As AI becomes embedded in decision-making, so do concerns about fairness, transparency, and regulatory compliance. The CDAIO owns the full stack of trust — from data lineage to model explainability — ensuring ethical, compliant, and responsible AI across the organization.

What Does a CDAIO Do?

A CDAIO is more than a title; it's a multi-disciplinary leadership function with broad enterprise responsibilities. Here are the key areas they oversee:

Focus Area Responsibilities
Data Governance Establish data policies, stewardship, lineage, and access frameworks
AI Strategy & Delivery Define AI roadmap, prioritize use cases, oversee AI/ML initiatives
Architecture & Platforms Build a unified infrastructure for analytics, ML, and GenAI workloads
Ethics & Risk Implement responsible AI, ensure regulatory compliance, and manage model risk
Business Impact Drive measurable outcomes and ROI through data and AI applications
Culture & Literacy Promote AI fluency and data culture across departments

What Skills Define a Strong CDAIO?

  • Deep knowledge of data architecture and AI/ML systems
  • Experience with GenAI, large language models, and MLOps
  • Strong cross-functional leadership and stakeholder influence
  • Strategic vision for how data and AI drive business transformation
  • Familiarity with evolving regulatory landscapes (e.g., EU AI Act, GDPR, U.S. SEC rules)
  • Fluency in ethical AI principles and risk mitigation strategies

Organizational Implications

The CDAIO typically reports to the CEO, COO, or CTO and may lead a Data & AI Center of Excellence that centralizes strategy, tools, and governance. This role is increasingly seen as critical for enterprise resilience and innovation.

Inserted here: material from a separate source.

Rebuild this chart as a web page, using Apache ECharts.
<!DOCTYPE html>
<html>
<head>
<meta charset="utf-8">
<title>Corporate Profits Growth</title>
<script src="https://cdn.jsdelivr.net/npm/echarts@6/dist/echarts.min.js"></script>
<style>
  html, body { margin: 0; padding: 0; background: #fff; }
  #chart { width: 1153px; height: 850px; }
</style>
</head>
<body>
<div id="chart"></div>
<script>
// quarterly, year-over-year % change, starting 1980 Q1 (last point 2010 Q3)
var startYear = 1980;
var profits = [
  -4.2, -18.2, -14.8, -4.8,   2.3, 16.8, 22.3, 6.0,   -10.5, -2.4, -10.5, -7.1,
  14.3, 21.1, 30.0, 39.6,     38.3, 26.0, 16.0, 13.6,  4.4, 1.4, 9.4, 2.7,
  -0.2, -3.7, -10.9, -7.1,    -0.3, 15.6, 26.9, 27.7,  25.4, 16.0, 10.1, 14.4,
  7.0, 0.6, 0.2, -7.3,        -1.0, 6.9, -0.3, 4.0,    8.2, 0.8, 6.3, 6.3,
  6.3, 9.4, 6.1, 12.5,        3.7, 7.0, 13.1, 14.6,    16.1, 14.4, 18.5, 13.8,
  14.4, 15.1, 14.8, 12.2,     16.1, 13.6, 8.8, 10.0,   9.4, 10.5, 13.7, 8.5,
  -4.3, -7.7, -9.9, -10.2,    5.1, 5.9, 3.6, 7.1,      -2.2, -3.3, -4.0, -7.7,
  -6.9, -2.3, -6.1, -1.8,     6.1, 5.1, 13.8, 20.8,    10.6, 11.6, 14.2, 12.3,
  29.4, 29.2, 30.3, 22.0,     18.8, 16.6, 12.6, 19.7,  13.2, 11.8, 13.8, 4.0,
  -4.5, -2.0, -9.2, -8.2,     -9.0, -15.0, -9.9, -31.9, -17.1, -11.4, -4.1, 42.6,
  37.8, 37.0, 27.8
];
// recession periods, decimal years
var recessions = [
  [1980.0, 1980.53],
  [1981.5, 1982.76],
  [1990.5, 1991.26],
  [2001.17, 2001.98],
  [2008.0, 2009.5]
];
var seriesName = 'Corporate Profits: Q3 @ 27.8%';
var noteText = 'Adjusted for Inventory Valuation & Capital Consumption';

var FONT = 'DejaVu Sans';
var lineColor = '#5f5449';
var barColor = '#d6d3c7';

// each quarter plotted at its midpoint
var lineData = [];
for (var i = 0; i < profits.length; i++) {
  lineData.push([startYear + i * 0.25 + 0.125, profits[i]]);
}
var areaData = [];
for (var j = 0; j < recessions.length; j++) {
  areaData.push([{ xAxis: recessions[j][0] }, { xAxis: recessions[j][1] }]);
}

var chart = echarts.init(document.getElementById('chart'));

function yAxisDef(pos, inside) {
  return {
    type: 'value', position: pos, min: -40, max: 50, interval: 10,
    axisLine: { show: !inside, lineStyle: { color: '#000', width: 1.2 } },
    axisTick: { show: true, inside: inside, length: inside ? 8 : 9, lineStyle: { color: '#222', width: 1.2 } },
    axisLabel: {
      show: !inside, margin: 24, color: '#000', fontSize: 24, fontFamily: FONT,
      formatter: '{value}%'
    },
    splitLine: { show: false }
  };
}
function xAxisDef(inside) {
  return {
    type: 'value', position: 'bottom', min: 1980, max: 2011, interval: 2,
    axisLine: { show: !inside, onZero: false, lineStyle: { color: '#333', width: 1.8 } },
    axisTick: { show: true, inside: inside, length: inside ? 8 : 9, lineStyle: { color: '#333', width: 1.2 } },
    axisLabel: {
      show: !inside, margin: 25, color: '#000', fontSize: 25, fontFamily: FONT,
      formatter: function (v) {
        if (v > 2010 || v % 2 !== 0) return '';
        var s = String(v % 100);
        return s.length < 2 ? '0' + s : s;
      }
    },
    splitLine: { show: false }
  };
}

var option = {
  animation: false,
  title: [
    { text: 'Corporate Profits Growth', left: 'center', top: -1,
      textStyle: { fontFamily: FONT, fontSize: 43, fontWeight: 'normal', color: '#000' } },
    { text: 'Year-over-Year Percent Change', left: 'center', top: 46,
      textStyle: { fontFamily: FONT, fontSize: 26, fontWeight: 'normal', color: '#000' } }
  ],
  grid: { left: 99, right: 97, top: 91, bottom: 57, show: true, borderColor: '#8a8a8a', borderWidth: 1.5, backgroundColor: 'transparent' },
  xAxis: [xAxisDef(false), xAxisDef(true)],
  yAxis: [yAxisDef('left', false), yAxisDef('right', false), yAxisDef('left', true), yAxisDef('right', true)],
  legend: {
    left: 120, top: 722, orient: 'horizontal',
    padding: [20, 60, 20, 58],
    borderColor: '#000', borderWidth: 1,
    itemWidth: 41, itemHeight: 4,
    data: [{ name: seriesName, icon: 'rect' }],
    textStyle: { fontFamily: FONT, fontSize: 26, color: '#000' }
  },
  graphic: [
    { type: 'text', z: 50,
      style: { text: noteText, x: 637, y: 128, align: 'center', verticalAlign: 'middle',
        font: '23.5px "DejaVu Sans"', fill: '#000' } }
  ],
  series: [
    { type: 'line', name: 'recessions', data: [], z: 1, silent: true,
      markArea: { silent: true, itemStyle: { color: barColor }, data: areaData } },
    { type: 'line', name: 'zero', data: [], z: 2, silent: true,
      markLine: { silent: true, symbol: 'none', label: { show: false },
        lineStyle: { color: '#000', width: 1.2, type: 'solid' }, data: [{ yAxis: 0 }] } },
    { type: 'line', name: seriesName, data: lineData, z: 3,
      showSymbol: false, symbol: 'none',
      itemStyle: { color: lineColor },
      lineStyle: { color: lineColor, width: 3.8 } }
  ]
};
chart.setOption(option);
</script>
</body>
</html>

Collaborations are essential with:

  • CIO: For platform integration and digital strategy
  • CISO: For securing data and AI models
  • General Counsel/Legal: For navigating compliance and AI policy
  • CHRO: For reskilling talent in data and AI literacy

Real-World Trends and Examples

Organizations like Pfizer, Mastercard, GE, and JPMorgan are already evolving their leadership structures to reflect the growing importance of unified data and AI governance. Some are formalizing CDAIO roles; others are broadening the mandates of existing CDOs or CAIOs to include both domains.

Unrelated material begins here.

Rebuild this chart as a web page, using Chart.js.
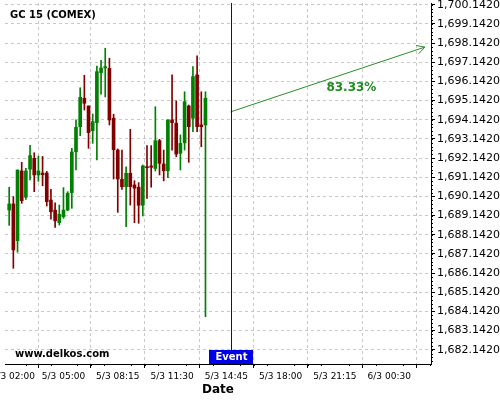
<!DOCTYPE html>
<html>
<head>
<meta charset="utf-8">
<script src="https://cdn.jsdelivr.net/npm/chart.js@4.4.0/dist/chart.umd.min.js"></script>
<style>
  html, body { margin: 0; padding: 0; background: #fff; }
  canvas { display: block; }
</style>
</head>
<body>
<canvas id="chart" width="500" height="400"></canvas>
<script>
// --- DATA ---
// candle times, minutes from 5/3 00:00 (15 minute bars)
const candleTimes = [105, 120, 135, 150, 165, 180, 195, 210, 225, 240, 255, 270,
    285, 300, 315, 330, 345, 360, 375, 390, 405, 420, 435, 450,
    465, 480, 495, 510, 525, 540, 555, 570, 585, 600, 615, 630,
    645, 660, 675, 690, 705, 720, 735, 750, 765, 780, 795, 810];
const opens = [1689.43, 1689.75, 1687.83, 1691.47, 1690.10, 1691.56, 1692.13, 1691.26, 1691.36, 1691.36, 1689.95, 1689.43,
    1688.77, 1689.08, 1689.43, 1690.34, 1692.47, 1693.78, 1695.26, 1694.86, 1693.57, 1693.99, 1696.60, 1696.84,
    1696.82, 1694.22, 1692.56, 1691.03, 1690.65, 1691.35, 1690.74, 1690.62, 1689.68, 1691.69, 1691.73, 1691.60,
    1693.05, 1691.83, 1691.48, 1694.13, 1693.96, 1692.39, 1692.94, 1694.86, 1694.22, 1696.48, 1693.87, 1693.87];
const highs = [1690.62, 1690.13, 1691.52, 1691.92, 1691.61, 1692.81, 1692.42, 1692.25, 1692.23, 1691.45, 1690.51, 1689.81,
    1689.69, 1690.60, 1690.39, 1692.65, 1694.13, 1695.81, 1696.46, 1694.86, 1694.44, 1696.94, 1697.24, 1697.87,
    1697.35, 1694.43, 1692.62, 1692.56, 1691.69, 1693.64, 1690.96, 1690.86, 1691.78, 1692.79, 1692.79, 1694.82,
    1693.12, 1692.56, 1694.13, 1696.48, 1695.13, 1693.35, 1695.60, 1694.91, 1696.91, 1697.47, 1695.60, 1695.60];
const lows = [1688.63, 1686.39, 1687.23, 1689.78, 1689.99, 1691.00, 1690.39, 1690.93, 1690.70, 1689.64, 1688.95, 1688.53,
    1688.65, 1689.00, 1689.40, 1689.52, 1691.52, 1693.31, 1694.65, 1692.65, 1692.91, 1692.04, 1695.48, 1695.33,
    1693.87, 1691.05, 1689.31, 1690.51, 1688.56, 1689.69, 1688.77, 1688.74, 1689.12, 1690.04, 1690.62, 1691.47,
    1691.26, 1690.95, 1691.12, 1692.56, 1692.21, 1691.52, 1692.56, 1691.92, 1693.52, 1693.52, 1692.73, 1683.87];
const closes = [1689.75, 1687.35, 1691.52, 1689.92, 1691.47, 1692.27, 1691.26, 1691.47, 1691.27, 1689.87, 1689.34, 1688.87,
    1689.21, 1689.43, 1690.30, 1692.46, 1693.75, 1695.31, 1695.00, 1693.47, 1694.04, 1696.65, 1696.84, 1696.91,
    1694.13, 1692.58, 1691.05, 1690.65, 1691.35, 1690.65, 1690.57, 1689.68, 1691.73, 1691.64, 1691.66, 1693.05,
    1691.87, 1691.48, 1694.13, 1693.99, 1692.35, 1692.91, 1695.08, 1693.78, 1696.39, 1693.78, 1693.78, 1695.26];

// x axis ticks (minutes) and their labels
const xTickValues = [120, 300, 495, 690, 885, 1080, 1275, 1470];
const xTickLabels = ['5/3 02:00', '5/3 05:00', '5/3 08:15', '5/3 11:30', '5/3 14:45', '5/3 18:00', '5/3 21:15', '6/3 00:30'];
const yTickValues = [1682.142, 1683.142, 1684.142, 1685.142, 1686.142, 1687.142, 1688.142, 1689.142, 1690.142,
    1691.142, 1692.142, 1693.142, 1694.142, 1695.142, 1696.142, 1697.142, 1698.142, 1699.142, 1700.142];

// event marker and forecast arrow
const eventTime = 900;
const arrowTimes = [900, 1598];
const arrowValues = [1694.55, 1697.93];
const arrowLabel = '83.33%';
const arrowLabelAt = { x: 1334, y: 1695.80 };

const GREEN = '#008000';
const RED = '#800000';
const FONT = '"DejaVu Sans", Verdana, sans-serif';

Chart.defaults.font.family = FONT;

// --- HELPERS ---
const candleColors = candleTimes.map((t, i) => closes[i] >= opens[i] ? GREEN : RED);
const bodyData = candleTimes.map((t, i) => ({ x: t, y: [Math.min(opens[i], closes[i]), Math.max(opens[i], closes[i])] }));
const wickData = candleTimes.map((t, i) => ({ x: t, y: [lows[i], highs[i]] }));
const arrowData = arrowTimes.map((t, i) => ({ x: t, y: arrowValues[i] }));

function formatPrice(v) {
    return Number(v).toLocaleString('en-US', { minimumFractionDigits: 4, maximumFractionDigits: 4 });
}

const overlayPlugin = {
    id: 'overlay',
    afterDatasetsDraw(chart) {
        const { ctx, chartArea } = chart;
        const xs = chart.scales.x, ys = chart.scales.y;

        ctx.save();
        // event line
        const ex = Math.round(xs.getPixelForValue(eventTime)) + 0.5;
        ctx.strokeStyle = '#0000e6';
        ctx.lineWidth = 1;
        ctx.beginPath();
        ctx.moveTo(ex, chartArea.top);
        ctx.lineTo(ex, chartArea.bottom);
        ctx.stroke();

        // arrow head
        const pts = chart.getDatasetMeta(2).data;
        const p0 = pts[0], p1 = pts[pts.length - 1];
        const ang = Math.atan2(p1.y - p0.y, p1.x - p0.x);
        ctx.strokeStyle = '#2a8c2a';
        ctx.beginPath();
        ctx.moveTo(p1.x - 9 * Math.cos(ang - 0.5), p1.y - 9 * Math.sin(ang - 0.5));
        ctx.lineTo(p1.x, p1.y);
        ctx.lineTo(p1.x - 9 * Math.cos(ang + 0.5), p1.y - 9 * Math.sin(ang + 0.5));
        ctx.stroke();

        // probability label
        ctx.fillStyle = '#1f8a1f';
        ctx.font = 'bold 12px ' + FONT;
        ctx.textAlign = 'center';
        ctx.textBaseline = 'middle';
        ctx.fillText(arrowLabel, xs.getPixelForValue(arrowLabelAt.x), ys.getPixelForValue(arrowLabelAt.y));

        // event box
        ctx.fillStyle = '#0000e6';
        ctx.fillRect(ex - 22.5, chartArea.bottom - 14, 44, 14);
        ctx.fillStyle = '#fff';
        ctx.font = 'bold 10px ' + FONT;
        ctx.fillText('Event', ex, chartArea.bottom - 6.5);

        // title and watermark
        ctx.fillStyle = '#000';
        ctx.textAlign = 'left';
        ctx.fillText('GC 15 (COMEX)', 10, 15);
        ctx.fillText('www.delkos.com', 15, chartArea.bottom - 10);

        // minor ticks
        ctx.strokeStyle = '#000';
        ctx.beginPath();
        for (let v = yTickValues[0] - 1; v < ys.max; v += 0.2) {
            if (v < ys.min) continue;
            const py = Math.round(ys.getPixelForValue(v)) + 0.5;
            ctx.moveTo(chartArea.right, py);
            ctx.lineTo(chartArea.right + 2, py);
        }
        const xt = [xTickValues[0] - 195].concat(xTickValues, [xTickValues[xTickValues.length - 1] + 195]);
        for (let i = 0; i < xt.length - 1; i++) {
            const step = (xt[i + 1] - xt[i]) / 4;
            for (let k = 1; k < 4; k++) {
                const v = xt[i] + k * step;
                if (v < xs.min || v > xs.max) continue;
                const px = Math.round(xs.getPixelForValue(v)) + 0.5;
                ctx.moveTo(px, chartArea.bottom);
                ctx.lineTo(px, chartArea.bottom + 2);
            }
        }
        ctx.stroke();
        ctx.restore();
    }
};

const gridOpts = { color: '#c8c8c8', tickColor: '#000', tickLength: 4, tickBorderDash: [] };
const borderOpts = { color: '#000', width: 1, dash: [3, 3] };

new Chart(document.getElementById('chart'), {
    type: 'bar',
    data: {
        datasets: [
            {
                label: 'body',
                data: bodyData,
                backgroundColor: candleColors,
                borderWidth: 0,
                barThickness: 3,
                minBarLength: 1,
                grouped: false
            },
            {
                label: 'wick',
                data: wickData,
                backgroundColor: candleColors,
                borderWidth: 0,
                barThickness: 1,
                minBarLength: 1,
                grouped: false
            },
            {
                type: 'line',
                label: 'forecast',
                data: arrowData,
                borderColor: '#2a8c2a',
                borderWidth: 1,
                pointRadius: 0,
                fill: false
            }
        ]
    },
    options: {
        responsive: false,
        animation: false,
        layout: { padding: { left: 5, top: 3, right: 0, bottom: 0 } },
        plugins: {
            legend: { display: false },
            tooltip: { enabled: false }
        },
        scales: {
            x: {
                type: 'linear',
                min: 90,
                max: 1620,
                offset: false,
                grid: gridOpts,
                border: borderOpts,
                ticks: {
                    autoSkip: false,
                    maxRotation: 0,
                    padding: 3,
                    color: '#000',
                    font: { size: 9 },
                    callback: (v, i) => xTickLabels[i]
                },
                title: {
                    display: true,
                    text: 'Date',
                    color: '#000',
                    font: { size: 12, weight: 'bold' },
                    padding: { top: 0, bottom: 3 }
                },
                afterBuildTicks: s => { s.ticks = xTickValues.map(v => ({ value: v })); },
                afterFit: s => { s.height = 36; s.paddingLeft = 0; s.paddingRight = 0; }
            },
            y: {
                position: 'right',
                min: 1681.40,
                max: 1700.23,
                grid: gridOpts,
                border: borderOpts,
                ticks: {
                    padding: 2,
                    color: '#000',
                    font: { size: 11 },
                    callback: v => formatPrice(v)
                },
                afterBuildTicks: s => { s.ticks = yTickValues.map(v => ({ value: v })); },
                afterFit: s => { s.width = 69; s.paddingTop = 0; s.paddingBottom = 0; }
            }
        }
    },
    plugins: [overlayPlugin]
});
</script>
</body>
</html>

Preparing for a CDAIO Future

For organizations considering this transition, here are practical first steps:

  • Conduct a maturity audit of current data and AI capabilities
  • Identify overlaps and gaps between CDO and CAIO functions
  • Define a unified GenAI and data value roadmap
  • Implement enterprise-wide AI literacy programs
  • Establish ethical and governance frameworks aligned with business outcomes

Conclusion

The convergence of data and AI leadership into the Chief Data & AI Officer marks a turning point in enterprise strategy. Organizations that embrace this model are better positioned to not only scale GenAI and advanced analytics but to do so with trust, purpose, and lasting competitive edge.

The CDAIO isn’t just a new title — it’s a new mandate for the next generation of intelligent enterprise leadership.